Task goal:
Copy out every line of the records where the string "page" occurs.

Stored data:
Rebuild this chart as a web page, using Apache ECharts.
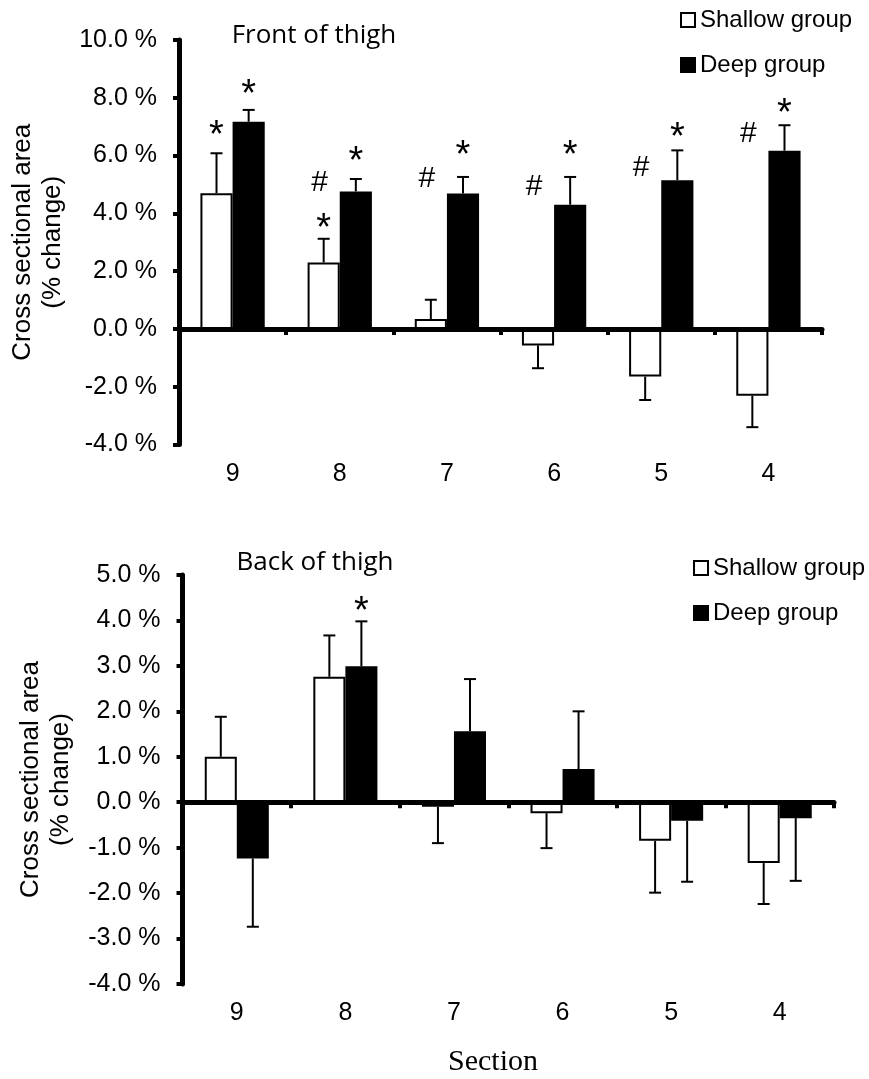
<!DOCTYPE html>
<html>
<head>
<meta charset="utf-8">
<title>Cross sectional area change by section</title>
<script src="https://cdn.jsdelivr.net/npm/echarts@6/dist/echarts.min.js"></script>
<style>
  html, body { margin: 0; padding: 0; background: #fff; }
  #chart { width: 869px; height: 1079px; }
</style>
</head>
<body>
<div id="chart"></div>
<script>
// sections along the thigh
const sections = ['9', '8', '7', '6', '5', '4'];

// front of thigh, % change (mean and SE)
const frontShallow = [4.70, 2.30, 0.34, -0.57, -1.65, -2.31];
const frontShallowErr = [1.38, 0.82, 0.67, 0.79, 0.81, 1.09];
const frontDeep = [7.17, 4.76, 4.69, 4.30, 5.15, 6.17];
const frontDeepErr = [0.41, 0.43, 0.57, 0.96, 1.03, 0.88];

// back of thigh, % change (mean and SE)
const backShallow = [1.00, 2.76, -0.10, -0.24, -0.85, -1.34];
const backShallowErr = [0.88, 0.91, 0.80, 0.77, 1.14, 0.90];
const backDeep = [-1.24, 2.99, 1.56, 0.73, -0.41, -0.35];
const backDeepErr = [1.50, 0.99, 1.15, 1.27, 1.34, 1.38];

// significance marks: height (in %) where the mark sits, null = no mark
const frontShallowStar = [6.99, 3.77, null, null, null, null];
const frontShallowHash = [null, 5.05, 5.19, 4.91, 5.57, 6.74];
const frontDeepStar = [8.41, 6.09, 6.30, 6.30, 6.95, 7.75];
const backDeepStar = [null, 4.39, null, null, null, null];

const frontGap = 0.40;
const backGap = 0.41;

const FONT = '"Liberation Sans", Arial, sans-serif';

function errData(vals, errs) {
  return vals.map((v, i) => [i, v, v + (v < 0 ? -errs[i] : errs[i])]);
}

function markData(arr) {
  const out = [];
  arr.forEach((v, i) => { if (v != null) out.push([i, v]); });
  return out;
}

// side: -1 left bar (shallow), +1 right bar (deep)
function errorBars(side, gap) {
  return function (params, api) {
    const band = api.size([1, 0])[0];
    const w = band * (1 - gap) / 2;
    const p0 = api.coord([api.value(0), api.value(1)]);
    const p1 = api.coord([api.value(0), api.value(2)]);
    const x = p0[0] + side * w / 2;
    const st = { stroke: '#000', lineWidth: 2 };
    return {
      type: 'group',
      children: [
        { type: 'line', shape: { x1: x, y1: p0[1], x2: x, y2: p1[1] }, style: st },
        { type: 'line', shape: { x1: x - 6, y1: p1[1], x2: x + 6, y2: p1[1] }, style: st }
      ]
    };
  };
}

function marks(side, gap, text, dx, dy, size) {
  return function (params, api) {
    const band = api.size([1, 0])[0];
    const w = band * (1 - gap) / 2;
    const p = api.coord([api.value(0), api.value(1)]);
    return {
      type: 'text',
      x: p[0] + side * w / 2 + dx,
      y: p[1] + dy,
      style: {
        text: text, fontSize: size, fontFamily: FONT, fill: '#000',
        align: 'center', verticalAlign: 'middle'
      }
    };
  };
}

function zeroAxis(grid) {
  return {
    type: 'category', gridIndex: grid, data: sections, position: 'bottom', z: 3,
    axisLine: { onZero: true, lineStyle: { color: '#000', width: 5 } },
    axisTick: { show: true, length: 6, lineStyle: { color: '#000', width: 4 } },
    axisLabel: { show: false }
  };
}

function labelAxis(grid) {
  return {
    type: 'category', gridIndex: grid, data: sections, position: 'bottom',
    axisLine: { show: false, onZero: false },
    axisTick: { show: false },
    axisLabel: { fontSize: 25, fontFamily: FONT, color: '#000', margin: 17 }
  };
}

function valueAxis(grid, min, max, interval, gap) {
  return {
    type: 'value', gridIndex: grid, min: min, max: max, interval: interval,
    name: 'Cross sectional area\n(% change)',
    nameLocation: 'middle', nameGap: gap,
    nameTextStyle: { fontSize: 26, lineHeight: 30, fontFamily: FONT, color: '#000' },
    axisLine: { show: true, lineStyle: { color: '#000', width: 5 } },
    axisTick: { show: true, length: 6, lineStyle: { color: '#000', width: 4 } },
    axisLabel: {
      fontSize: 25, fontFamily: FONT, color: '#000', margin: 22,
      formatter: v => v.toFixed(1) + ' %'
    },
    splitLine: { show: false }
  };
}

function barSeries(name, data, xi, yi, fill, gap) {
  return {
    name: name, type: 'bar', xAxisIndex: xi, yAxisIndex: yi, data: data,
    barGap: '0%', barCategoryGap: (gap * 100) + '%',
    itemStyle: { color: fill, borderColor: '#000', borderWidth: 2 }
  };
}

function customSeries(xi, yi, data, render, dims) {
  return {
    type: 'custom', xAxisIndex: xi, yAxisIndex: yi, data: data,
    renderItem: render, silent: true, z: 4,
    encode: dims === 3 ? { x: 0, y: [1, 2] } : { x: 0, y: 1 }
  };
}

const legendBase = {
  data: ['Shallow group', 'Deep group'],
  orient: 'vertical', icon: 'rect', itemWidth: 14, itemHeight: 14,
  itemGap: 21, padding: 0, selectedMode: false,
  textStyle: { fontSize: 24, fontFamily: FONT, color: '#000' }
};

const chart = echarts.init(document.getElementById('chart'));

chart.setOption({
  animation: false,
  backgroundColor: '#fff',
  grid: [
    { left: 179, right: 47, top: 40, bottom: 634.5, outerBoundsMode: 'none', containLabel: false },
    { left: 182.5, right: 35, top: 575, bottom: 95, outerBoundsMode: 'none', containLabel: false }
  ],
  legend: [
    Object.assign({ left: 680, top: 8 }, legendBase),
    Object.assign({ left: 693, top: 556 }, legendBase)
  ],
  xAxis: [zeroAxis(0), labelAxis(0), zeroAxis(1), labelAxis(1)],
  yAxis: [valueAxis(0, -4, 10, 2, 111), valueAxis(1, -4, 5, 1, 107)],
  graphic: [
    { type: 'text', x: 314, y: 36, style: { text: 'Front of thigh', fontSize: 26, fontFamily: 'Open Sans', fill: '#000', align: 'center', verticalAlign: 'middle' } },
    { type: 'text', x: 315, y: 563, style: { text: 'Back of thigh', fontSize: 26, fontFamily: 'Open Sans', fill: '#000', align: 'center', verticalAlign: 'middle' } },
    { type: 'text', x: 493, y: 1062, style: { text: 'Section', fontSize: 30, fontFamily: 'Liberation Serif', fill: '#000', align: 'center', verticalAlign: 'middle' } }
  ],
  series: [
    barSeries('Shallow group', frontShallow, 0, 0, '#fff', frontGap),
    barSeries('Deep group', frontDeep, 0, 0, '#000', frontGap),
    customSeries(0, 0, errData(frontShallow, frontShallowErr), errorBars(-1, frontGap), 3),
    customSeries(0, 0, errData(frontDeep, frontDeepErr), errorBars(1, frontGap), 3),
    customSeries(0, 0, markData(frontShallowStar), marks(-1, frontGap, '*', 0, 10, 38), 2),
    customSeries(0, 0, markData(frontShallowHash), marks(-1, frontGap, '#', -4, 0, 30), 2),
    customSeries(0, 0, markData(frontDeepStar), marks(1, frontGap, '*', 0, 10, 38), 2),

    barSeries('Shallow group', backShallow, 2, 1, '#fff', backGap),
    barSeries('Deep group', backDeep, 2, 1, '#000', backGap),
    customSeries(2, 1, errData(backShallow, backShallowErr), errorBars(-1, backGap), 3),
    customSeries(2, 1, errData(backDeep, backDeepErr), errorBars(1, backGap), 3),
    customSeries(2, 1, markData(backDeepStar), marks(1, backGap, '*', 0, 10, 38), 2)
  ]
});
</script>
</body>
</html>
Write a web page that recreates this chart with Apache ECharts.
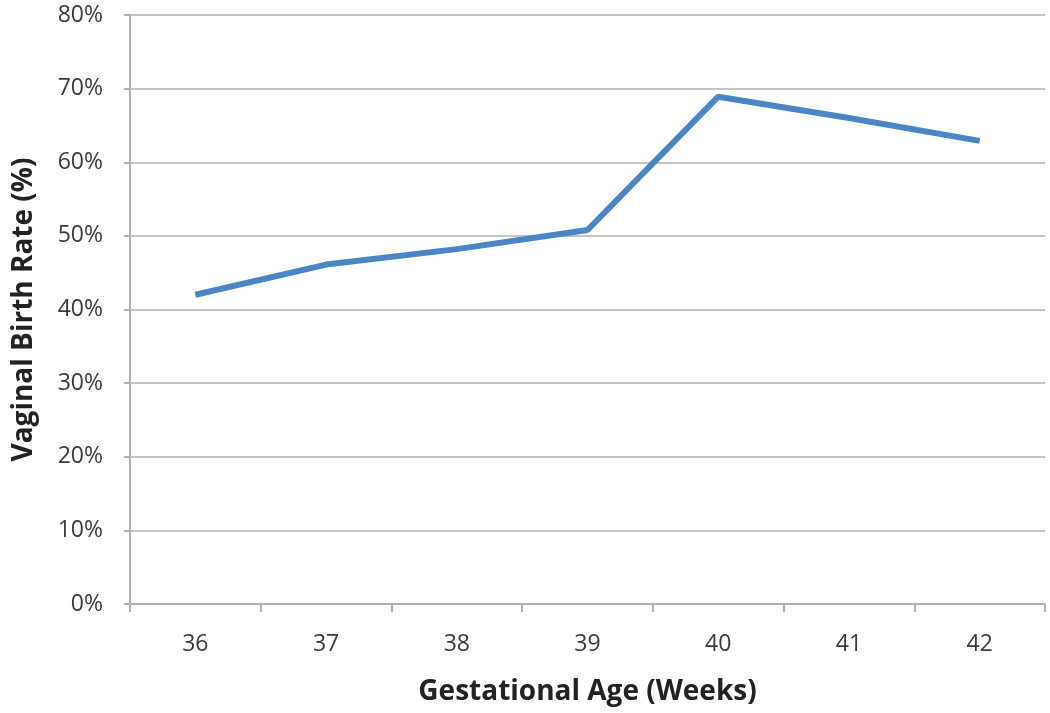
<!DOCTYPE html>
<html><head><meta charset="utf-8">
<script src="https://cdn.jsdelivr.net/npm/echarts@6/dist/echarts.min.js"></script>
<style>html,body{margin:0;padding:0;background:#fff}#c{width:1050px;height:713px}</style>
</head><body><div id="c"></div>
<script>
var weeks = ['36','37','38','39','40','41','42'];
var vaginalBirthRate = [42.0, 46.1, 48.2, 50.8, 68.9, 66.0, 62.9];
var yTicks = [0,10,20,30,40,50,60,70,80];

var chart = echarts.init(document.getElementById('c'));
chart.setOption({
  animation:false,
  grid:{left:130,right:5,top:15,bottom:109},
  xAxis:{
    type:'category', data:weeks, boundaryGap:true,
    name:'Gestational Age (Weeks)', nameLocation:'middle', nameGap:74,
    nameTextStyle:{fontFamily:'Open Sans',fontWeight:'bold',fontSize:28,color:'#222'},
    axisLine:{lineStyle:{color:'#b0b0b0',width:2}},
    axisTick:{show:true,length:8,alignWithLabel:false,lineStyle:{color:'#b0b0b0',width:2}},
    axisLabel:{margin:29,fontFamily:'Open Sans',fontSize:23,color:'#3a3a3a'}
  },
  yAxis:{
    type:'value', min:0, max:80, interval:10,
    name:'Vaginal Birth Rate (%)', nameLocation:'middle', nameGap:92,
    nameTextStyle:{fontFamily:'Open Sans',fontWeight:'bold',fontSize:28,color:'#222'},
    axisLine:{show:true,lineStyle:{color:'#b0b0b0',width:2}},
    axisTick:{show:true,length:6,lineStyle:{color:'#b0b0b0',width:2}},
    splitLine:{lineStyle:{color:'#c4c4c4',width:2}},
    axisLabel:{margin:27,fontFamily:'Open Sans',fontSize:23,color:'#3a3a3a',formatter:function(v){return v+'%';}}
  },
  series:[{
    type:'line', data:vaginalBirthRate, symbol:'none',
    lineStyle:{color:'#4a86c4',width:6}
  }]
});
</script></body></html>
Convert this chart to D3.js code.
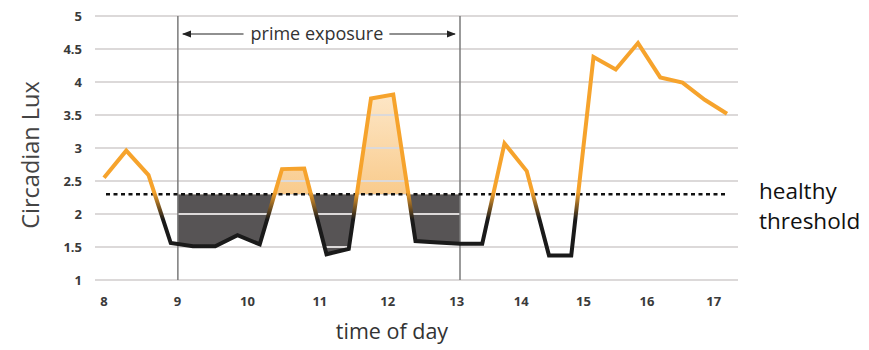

Finished exercise:
Rebuild this chart as a web page, using Apache ECharts.
Write a web page that recreates this chart with Apache ECharts.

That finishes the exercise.